The revamped OS—which is not iOS, sez Apple—doesn’t offer much in the way of new capabilities over the old Nano, since it’s focused on a streamlined control scheme. You navigate just the way you’d expect, by poking around with your finger, and twisting two fingers rotates the screen (if you happen to have it upsidedown?). There’s a home screen which you can populate with your most-used items, rearranged by tapping and holding, just like on iOS devices.
But, alas, gone are the older Nano’s video camera and video playback capabilities—the true multimedia iPod now is the iPod Touch—but the new Nano does photos, which you can manipulate with multitouch.
In iPod Shuffles:
In a lot of ways this Shuffle is a hybrid of previous generations, which is good! It’s got the buttons and squareish form of two Shuffles ago, while sharing features like VoiceOver and Genius with the most recent Shuffle. The biggest difference from any previous Shuffle, though, is the size: at 1.14 x 1.24 inches, it’s the teeniest iPod yet.
What’s cool, what’s not?
In iPod Nano:
Nixing video altogether is a bummer, and you have to wonder how easy it will be to scroll through your music when your thumb is, you know, covering the whole screen. It’s hard to shit on multitouch, but it’s also hard to imagine what it could be useful for on such a tiny display. Rotating the screen? Why not just, you know, turn the tiny iPod?.
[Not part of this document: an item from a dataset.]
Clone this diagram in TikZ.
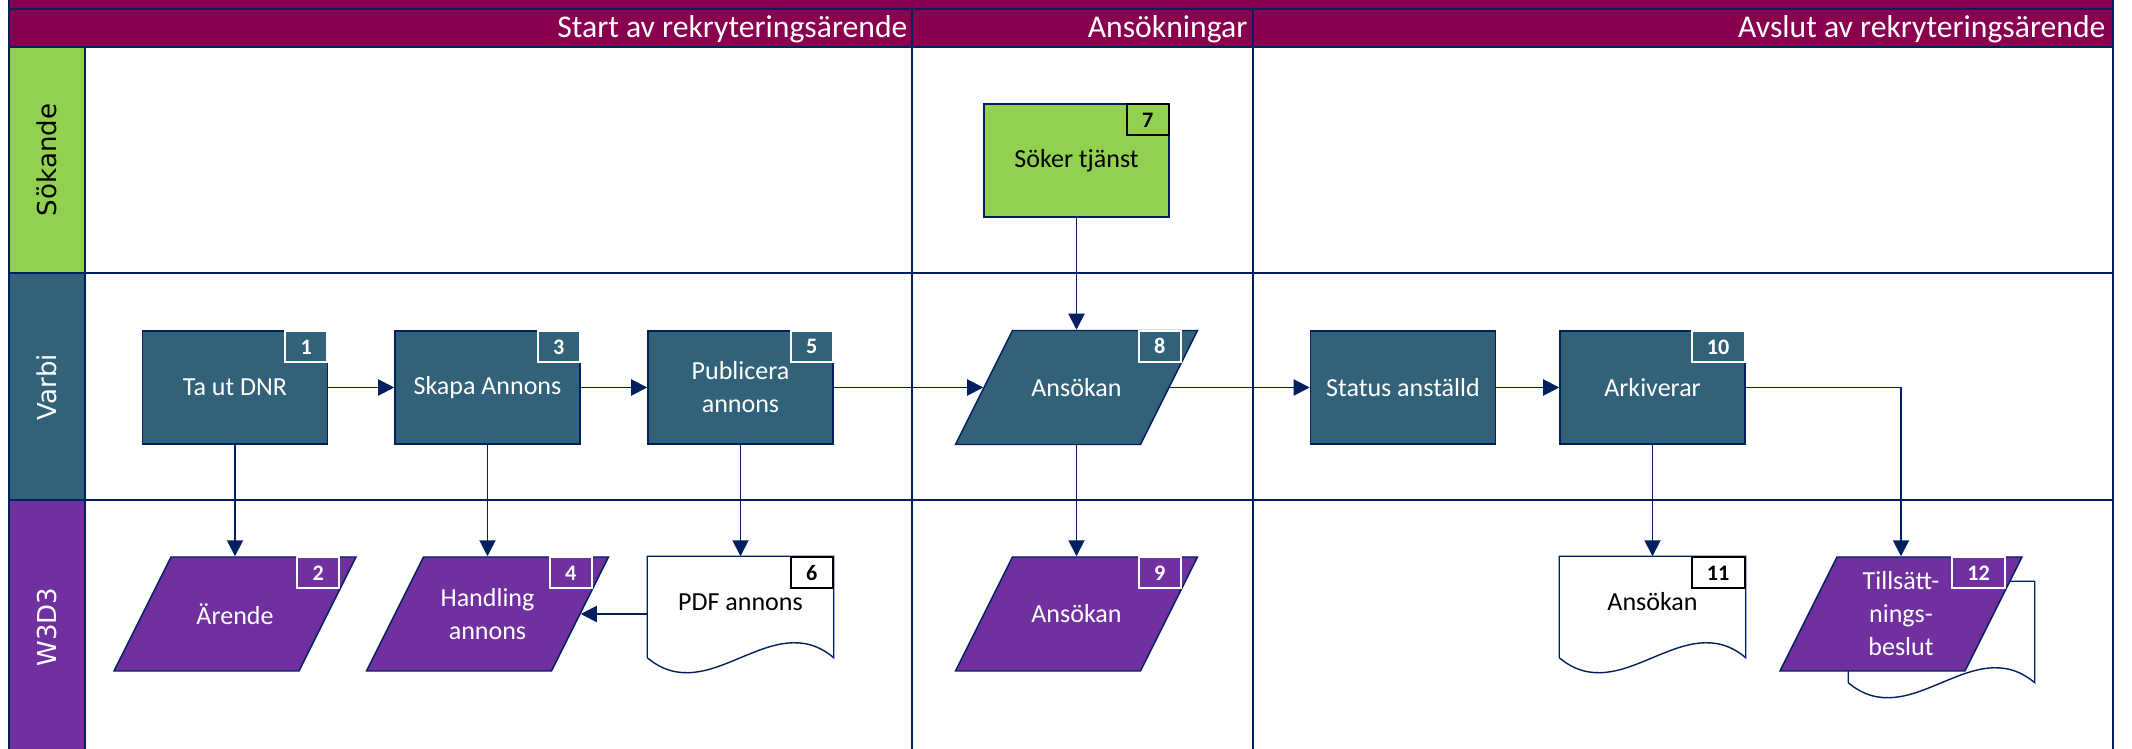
\documentclass[tikz,border=0pt]{standalone}
\usepackage{fontspec}
\setmainfont{Carlito}
\newfontfamily\lanefont{DejaVu Sans}
\usetikzlibrary{arrows.meta,calc}

\definecolor{hdr}{RGB}{137,0,79}
\definecolor{navy}{RGB}{0,32,96}
\definecolor{varbi}{RGB}{50,98,121}
\definecolor{w3d3}{RGB}{112,48,160}
\definecolor{sok}{RGB}{146,208,80}

% outline of a document shape round an empty node
\newcommand\docpath[1]{%
\draw[navy,line width=0.4pt] ($(#1.south west)+(0,-14)$) -- (#1.north west) -- (#1.north east) -- ($(#1.south east)+(0,-14)$)
  .. controls ($(#1.south east)+(-62,-66)$) and ($(#1.south west)+(62,38)$) .. ($(#1.south west)+(0,-14)$);}

% parallelogram: name, centre, fill, text
\newcommand\slantbox[4]{%
\filldraw[fill=#3,draw=navy,line width=0.4pt] ($#2+(-64,-57)$) -- ($#2+(121,-57)$) -- ($#2+(64,57)$) -- ($#2+(-121,57)$) -- cycle;
\node[box,fill=none,draw=none,minimum height=1.14cm] (#1) at #2 {#4};}

\begin{document}
\begin{tikzpicture}[x=0.01cm,y=-0.01cm,
lane/.style={draw=navy,line width=0.6pt},
box/.style={draw=navy,line width=0.4pt,fill=varbi,text=white,minimum width=1.85cm,minimum height=1.13cm,inner sep=0pt,align=center,font=\fontsize{7.4}{9.4}\selectfont},
doc/.style={box,fill=white,draw=none,minimum height=1.14cm},
txt/.style={text=black,inner sep=0pt,font=\fontsize{7.4}{9.4}\selectfont},
nr/.style={draw=white,line width=0.6pt,text=white,minimum width=0.42cm,minimum height=0.31cm,inner sep=0pt,anchor=north east,font=\fontsize{6.3}{6.3}\selectfont\bfseries},
hd/.style={text=white,inner sep=0pt,anchor=base east,font=\fontsize{9}{9}\selectfont},
ln/.style={rotate=90,inner sep=0pt,font=\lanefont\fontsize{7.4}{9}\selectfont},
flow/.style={draw=navy,line width=0.55pt,-{Triangle[length=0.16cm,width=0.16cm]}}
]
\useasboundingbox (0,0) rectangle (2132,749);

% lanes and phases
\fill[hdr] (9,0) rectangle (2113,47);
\fill[sok] (9,47) rectangle (85,273);
\fill[varbi] (9,273) rectangle (85,500);
\fill[w3d3] (9,500) rectangle (85,749);
\foreach \y in {9,47,273,500}
{
\draw[lane] (9,\y) -- (2113,\y);
}
\draw[lane] (9,0) -- (9,749) (85,47) -- (85,749) (2113,0) -- (2113,749);
\foreach \x in {912,1253}
{
\draw[lane,line width=0.45pt] (\x,9) -- (\x,749);
}

\node[hd] (h1) at (908,38) {Start av rekryteringsärende};
\node[hd] (h2) at (1248,38) {Ansökningar};
\node[hd] (h3) at (2106,38) {Avslut av rekryteringsärende};

\node[ln] (l1) at (47,160) {Sökande};
\node[ln,text=white] (l2) at (47,387) {Varbi};
\node[ln,text=white] (l3) at (47,627) {W3D3};

% Sökande
\node[box,fill=sok,text=black] (s7) at (1076.5,160.5) {Söker tjänst};
\node[nr,draw=black,text=black] (n7) at (s7.north east) {7};

% Varbi
\node[box] (b1) at (235,387.5) {Ta ut DNR};
\node[box] (b3) at (487.5,387.5) {Skapa Annons};
\node[box] (b5) at (740.5,387.5) {Publicera\\annons};
\slantbox{b8}{(1076.5,387.5)}{varbi}{Ansökan}
\node[box] (st) at (1403,387.5) {Status anställd};
\node[box] (b10) at (1652.5,387.5) {Arkiverar};
\node[nr] (n1) at (b1.north east) {1};
\node[nr] (n3) at (b3.north east) {3};
\node[nr] (n5) at (b5.north east) {5};
\node[nr] (n8) at ($(b8.north east)+(12,0)$) {8};
\node[nr,minimum width=0.53cm] (n10) at (b10.north east) {10};

% W3D3
\slantbox{p2}{(235,614)}{w3d3}{Ärende}
\slantbox{p4}{(487.5,614)}{w3d3}{Handling\\annons}
\node[doc] (d6) at (740.5,614) {};
\docpath{d6}
\node[txt] (t6) at ($(d6.center)+(0,-12)$) {PDF annons};
\slantbox{p9}{(1076.5,614)}{w3d3}{Ansökan}
\node[doc] (d11) at (1652.5,614) {};
\docpath{d11}
\node[txt] (t11) at ($(d11.center)+(0,-12)$) {Ansökan};
\node[doc] (d12) at (1941.5,639) {};
\docpath{d12}
\slantbox{p12}{(1901,614)}{w3d3}{Tillsätt-\\nings-\\beslut}
\node[nr] (n2) at ($(p2.north east)+(12,0)$) {2};
\node[nr] (n4) at ($(p4.north east)+(12,0)$) {4};
\node[nr,draw=black,text=black] (n6) at (d6.north east) {6};
\node[nr] (n9) at ($(p9.north east)+(12,0)$) {9};
\node[nr,draw=black,text=black,minimum width=0.53cm] (n11) at (d11.north east) {11};
\node[nr,minimum width=0.53cm] (n12) at ($(p12.north east)+(12,0)$) {12};

% connectors
\draw[flow] (b1) -- (b3);
\draw[flow] (b3) -- (b5);
\draw[flow] (b5) -- (b8);
\draw[flow] (b8) -- (st);
\draw[flow] (st) -- (b10);
\draw[flow] (s7) -- (b8);
\draw[flow] (b1) -- (p2);
\draw[flow] (b3) -- (p4);
\draw[flow] (b5) -- (d6);
\draw[flow] (d6) -- (p4);
\draw[flow] (b8) -- (p9);
\draw[flow] (b10) -- (d11);
\draw[flow] (b10) -| (p12);
\end{tikzpicture}
\end{document}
Still, I find the little guy irrationally adorable. That fake bezel makes it look like a tiny little iPad. The nanoest iPad in all the land. And rearrangeable icons for quick access to the stuff you use most is pretty neat, too.
and in iPod Shuffles:
I like a small PMP as much as anybody, but having control over your playlist is essential, especially if you’re using it to exercise. So hooray for the return of those buttons. And the $50 price is pretty sweet. In fact, the only not cool thing about the Shuffle is that you can get the similarly sized but much, much more capable iPod Nano for a hundred bucks more—which might well actually be worth it.